Il est également reproché à Tebboune son électoralisme inutile, car il est déjà assuré de gagner la présidentielle du 7 septembre prochain: «Mon oncle Tebboune exploite la question palestinienne dans sa campagne électorale pour des élections déjà truquées en sa faveur», assène un autre. Tebboune, dont la culture générale laisse à désirer, s’est fait rappeler par les internautes égyptiens la réponse de leur ancien président feu Hosni Moubarak, qui a défié son homologue yéménite, Ali Abdallah Saleh (mort assassiné) qui a tenu des propos similaires à ceux de Tebboune, en le sommant de venir immédiatement libérer la Palestine à partir de la frontière égyptienne.

Ainsi Tebboune est vu en général comme un pitre, voire un fou, qui se rêve en «héros national», alors qu’il n’arrive même pas à résoudre les plus petits problèmes internes de l’Algérie. Sa folie des grandeurs l’amène à faire croire aux Algériens que leur pays est une «superpuissance» régionale. C’est ce qui explique qu’il ne cesse de faire des promesses ridicules et viser des objectifs irréalisables dont il n’a pas les moyens.

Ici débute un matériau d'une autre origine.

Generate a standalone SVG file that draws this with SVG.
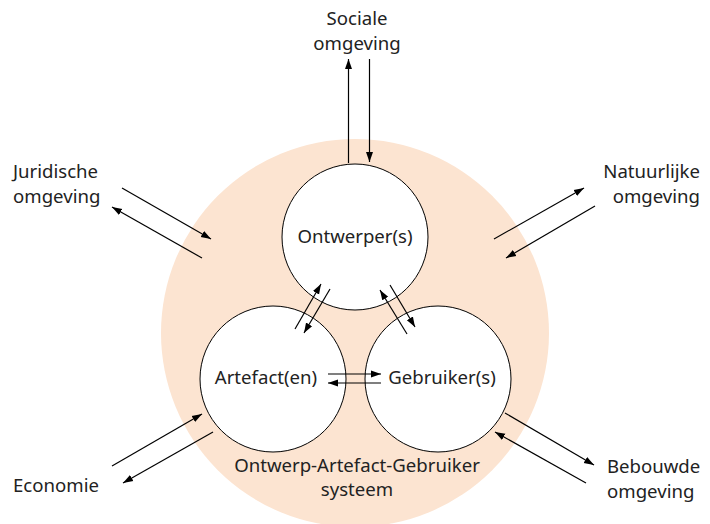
<svg xmlns="http://www.w3.org/2000/svg" width="710" height="524" viewBox="0 0 710 524">
  <defs>
    <marker id="head" viewBox="0 0 10 10" refX="10" refY="5" markerWidth="10" markerHeight="10" markerUnits="userSpaceOnUse" orient="auto">
      <path d="M0,1.5 L10,5 L0,8.5 Z" fill="#000"/>
    </marker>
    <style>
      .lbl { font-family: "Noto Sans", "Open Sans", sans-serif; font-size: 18.6px; fill: #222; text-anchor: middle; }
      .lft { text-anchor: start; }
      .rgt { text-anchor: end; }
      .node { fill: #fff; stroke: #000; stroke-width: 1; }
      .arr { stroke: #000; stroke-width: 1.2; fill: none; marker-end: url(#head); }
    </style>
  </defs>

  <rect width="710" height="524" fill="#fff"/>

  <!-- system boundary -->
  <g id="systeem">
    <circle cx="355" cy="333" r="194" fill="#fce4d1"/>
    <text class="lbl" x="357" y="472">Ontwerp-Artefact-Gebruiker</text>
    <text class="lbl" x="357" y="496">systeem</text>
  </g>

  <g id="ontwerper">
    <circle class="node" cx="355" cy="237" r="73"/>
    <text class="lbl" x="355" y="243">Ontwerper(s)</text>
  </g>
  <g id="artefact">
    <circle class="node" cx="273" cy="379" r="73"/>
    <text class="lbl" x="266" y="384">Artefact(en)</text>
  </g>
  <g id="gebruiker">
    <circle class="node" cx="438" cy="379" r="73"/>
    <text class="lbl" x="442" y="384">Gebruiker(s)</text>
  </g>

  <g id="sociale">
    <text class="lbl" x="357" y="25">Sociale</text>
    <text class="lbl" x="357" y="50">omgeving</text>
  </g>
  <g id="juridische">
    <text class="lbl lft" x="13" y="178">Juridische</text>
    <text class="lbl lft" x="13" y="203">omgeving</text>
  </g>
  <g id="natuurlijke">
    <text class="lbl rgt" x="700" y="178">Natuurlijke</text>
    <text class="lbl rgt" x="700" y="203">omgeving</text>
  </g>
  <g id="economie">
    <text class="lbl lft" x="13" y="492">Economie</text>
  </g>
  <g id="bebouwde">
    <text class="lbl lft" x="607" y="473">Bebouwde</text>
    <text class="lbl lft" x="607" y="498">omgeving</text>
  </g>

  <g id="connectors">
    <!-- Sociale omgeving -->
    <line class="arr" x1="348.5" y1="163" x2="348.5" y2="59"/>
    <line class="arr" x1="369.5" y1="59" x2="369.5" y2="162"/>
    <!-- Juridische omgeving -->
    <line class="arr" x1="122" y1="188" x2="211" y2="239"/>
    <line class="arr" x1="202" y1="258" x2="112" y2="207"/>
    <!-- Natuurlijke omgeving -->
    <line class="arr" x1="494" y1="239" x2="584" y2="188"/>
    <line class="arr" x1="595" y1="206" x2="506" y2="258"/>
    <!-- Economie -->
    <line class="arr" x1="112" y1="466" x2="202" y2="414"/>
    <line class="arr" x1="213" y1="432" x2="123" y2="483"/>
    <!-- Bebouwde omgeving -->
    <line class="arr" x1="505" y1="413" x2="594" y2="465"/>
    <line class="arr" x1="586" y1="483" x2="495" y2="432"/>
    <!-- Ontwerper - Artefact -->
    <line class="arr" x1="295" y1="329" x2="321" y2="284"/>
    <line class="arr" x1="330" y1="289" x2="304" y2="333"/>
    <!-- Ontwerper - Gebruiker -->
    <line class="arr" x1="407" y1="334" x2="380" y2="290"/>
    <line class="arr" x1="390" y1="285" x2="415" y2="327"/>
    <!-- Artefact - Gebruiker -->
    <line class="arr" x1="328" y1="374" x2="381" y2="374"/>
    <line class="arr" x1="381" y1="383" x2="328" y2="383"/>
  </g>
</svg>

Face à cette bronca égyptienne, des voix commencent à s’élever en Algérie pour dire que les propos de Tebboune ont été mal interprétés. La défense des médias algériens est laborieuse et très peu convaincante. La vidéo de Tebboune est sans appel et en la visionnant, on se rend compte qu’au moment où il change son fusil d’épaule pour parler d’hôpitaux, il avait regardé vers la droite la salle et que probablement l’un de ses conseillers l’a exhorté à lire la feuille sur son pupitre. Le président algérien a jeté ensuite un œil sur son discours écrit avant d’ajouter que son armée est prête… pour construire trois hôpitaux de campagne en 20 jours.

Le hic, c’est depuis quand une armée d’un pays tiers s’invite dans une zone de guerre pour y dresser des bâtiments civils? En tout état de cause, les influenceurs et journalistes en Égypte ne sont pas dupes et cette énième «tebbounnerie» ne prête pas seulement à rire: elle risque de faire pleurer les vieillards séniles à la tête du régime d’Alger.